# THE PROBLEM
All of the lines below are to be transcribed faithfully, with pictures excluded from the copy.

# SUPPLIED DATA
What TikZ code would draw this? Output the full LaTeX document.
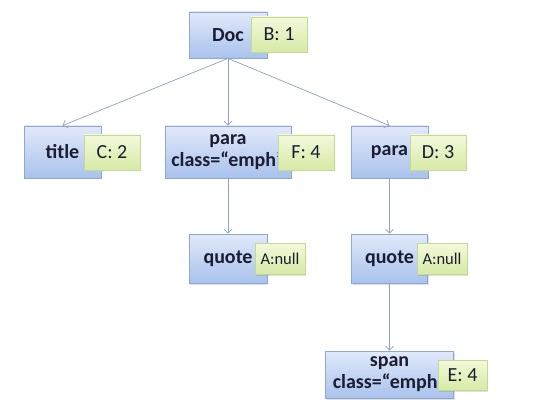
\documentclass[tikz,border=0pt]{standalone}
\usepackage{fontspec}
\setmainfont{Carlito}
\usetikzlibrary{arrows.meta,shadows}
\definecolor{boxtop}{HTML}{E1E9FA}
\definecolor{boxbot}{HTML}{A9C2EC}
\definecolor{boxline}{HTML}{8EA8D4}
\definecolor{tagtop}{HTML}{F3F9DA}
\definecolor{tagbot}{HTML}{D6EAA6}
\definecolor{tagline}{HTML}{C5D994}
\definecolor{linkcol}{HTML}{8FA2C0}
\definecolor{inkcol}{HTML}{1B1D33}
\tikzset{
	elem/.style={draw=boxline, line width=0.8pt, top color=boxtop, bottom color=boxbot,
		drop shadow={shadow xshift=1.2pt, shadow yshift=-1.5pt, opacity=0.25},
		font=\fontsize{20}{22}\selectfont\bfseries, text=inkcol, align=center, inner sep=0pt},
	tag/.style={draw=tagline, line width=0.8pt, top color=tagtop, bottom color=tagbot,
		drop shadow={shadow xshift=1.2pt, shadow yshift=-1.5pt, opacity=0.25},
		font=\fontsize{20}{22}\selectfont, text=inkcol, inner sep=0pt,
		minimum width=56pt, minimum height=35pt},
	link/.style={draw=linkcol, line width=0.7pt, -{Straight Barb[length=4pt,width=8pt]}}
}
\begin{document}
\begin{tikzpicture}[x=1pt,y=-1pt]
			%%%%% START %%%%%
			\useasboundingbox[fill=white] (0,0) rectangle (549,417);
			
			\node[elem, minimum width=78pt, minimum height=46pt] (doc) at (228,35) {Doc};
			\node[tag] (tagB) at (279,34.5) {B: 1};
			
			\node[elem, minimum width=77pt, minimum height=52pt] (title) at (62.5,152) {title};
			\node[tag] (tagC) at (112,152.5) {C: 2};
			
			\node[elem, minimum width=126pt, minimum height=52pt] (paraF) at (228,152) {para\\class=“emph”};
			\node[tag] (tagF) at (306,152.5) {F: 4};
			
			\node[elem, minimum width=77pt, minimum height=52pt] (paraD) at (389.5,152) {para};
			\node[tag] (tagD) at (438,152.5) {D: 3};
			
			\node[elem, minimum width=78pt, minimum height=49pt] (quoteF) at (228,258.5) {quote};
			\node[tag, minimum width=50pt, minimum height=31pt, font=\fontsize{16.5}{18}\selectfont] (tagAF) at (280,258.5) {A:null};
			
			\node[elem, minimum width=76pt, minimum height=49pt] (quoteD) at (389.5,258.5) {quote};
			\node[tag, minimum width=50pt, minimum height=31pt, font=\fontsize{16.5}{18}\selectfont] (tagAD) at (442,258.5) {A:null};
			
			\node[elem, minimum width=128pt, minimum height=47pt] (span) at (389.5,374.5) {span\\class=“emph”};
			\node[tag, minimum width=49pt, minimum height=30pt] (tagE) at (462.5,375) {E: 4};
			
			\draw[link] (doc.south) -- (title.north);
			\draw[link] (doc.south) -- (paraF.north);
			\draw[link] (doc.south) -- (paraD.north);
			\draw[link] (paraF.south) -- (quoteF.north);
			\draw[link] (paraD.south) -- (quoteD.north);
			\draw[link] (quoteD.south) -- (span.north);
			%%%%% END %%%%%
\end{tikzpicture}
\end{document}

# EXERCISE OUTPUT
What TikZ code would draw this? Output the full LaTeX document.
\documentclass[tikz,border=0pt]{standalone}
\usepackage{fontspec}
\setmainfont{Carlito}
\usetikzlibrary{arrows.meta,shadows}
\definecolor{boxtop}{HTML}{E1E9FA}
\definecolor{boxbot}{HTML}{A9C2EC}
\definecolor{boxline}{HTML}{8EA8D4}
\definecolor{tagtop}{HTML}{F3F9DA}
\definecolor{tagbot}{HTML}{D6EAA6}
\definecolor{tagline}{HTML}{C5D994}
\definecolor{linkcol}{HTML}{8FA2C0}
\definecolor{inkcol}{HTML}{1B1D33}
\tikzset{
	elem/.style={draw=boxline, line width=0.8pt, top color=boxtop, bottom color=boxbot,
		drop shadow={shadow xshift=1.2pt, shadow yshift=-1.5pt, opacity=0.25},
		font=\fontsize{20}{22}\selectfont\bfseries, text=inkcol, align=center, inner sep=0pt},
	tag/.style={draw=tagline, line width=0.8pt, top color=tagtop, bottom color=tagbot,
		drop shadow={shadow xshift=1.2pt, shadow yshift=-1.5pt, opacity=0.25},
		font=\fontsize{20}{22}\selectfont, text=inkcol, inner sep=0pt,
		minimum width=56pt, minimum height=35pt},
	link/.style={draw=linkcol, line width=0.7pt, -{Straight Barb[length=4pt,width=8pt]}}
}
\begin{document}
\begin{tikzpicture}[x=1pt,y=-1pt]
			%%%%% START %%%%%
			\useasboundingbox[fill=white] (0,0) rectangle (549,417);
			
			\node[elem, minimum width=78pt, minimum height=46pt] (doc) at (228,35) {Doc};
			\node[tag] (tagB) at (279,34.5) {B: 1};
			
			\node[elem, minimum width=77pt, minimum height=52pt] (title) at (62.5,152) {title};
			\node[tag] (tagC) at (112,152.5) {C: 2};
			
			\node[elem, minimum width=126pt, minimum height=52pt] (paraF) at (228,152) {para\\class=“emph”};
			\node[tag] (tagF) at (306,152.5) {F: 4};
			
			\node[elem, minimum width=77pt, minimum height=52pt] (paraD) at (389.5,152) {para};
			\node[tag] (tagD) at (438,152.5) {D: 3};
			
			\node[elem, minimum width=78pt, minimum height=49pt] (quoteF) at (228,258.5) {quote};
			\node[tag, minimum width=50pt, minimum height=31pt, font=\fontsize{16.5}{18}\selectfont] (tagAF) at (280,258.5) {A:null};
			
			\node[elem, minimum width=76pt, minimum height=49pt] (quoteD) at (389.5,258.5) {quote};
			\node[tag, minimum width=50pt, minimum height=31pt, font=\fontsize{16.5}{18}\selectfont] (tagAD) at (442,258.5) {A:null};
			
			\node[elem, minimum width=128pt, minimum height=47pt] (span) at (389.5,374.5) {span\\class=“emph”};
			\node[tag, minimum width=49pt, minimum height=30pt] (tagE) at (462.5,375) {E: 4};
			
			\draw[link] (doc.south) -- (title.north);
			\draw[link] (doc.south) -- (paraF.north);
			\draw[link] (doc.south) -- (paraD.north);
			\draw[link] (paraF.south) -- (quoteF.north);
			\draw[link] (paraD.south) -- (quoteD.north);
			\draw[link] (quoteD.south) -- (span.north);
			%%%%% END %%%%%
\end{tikzpicture}
\end{document}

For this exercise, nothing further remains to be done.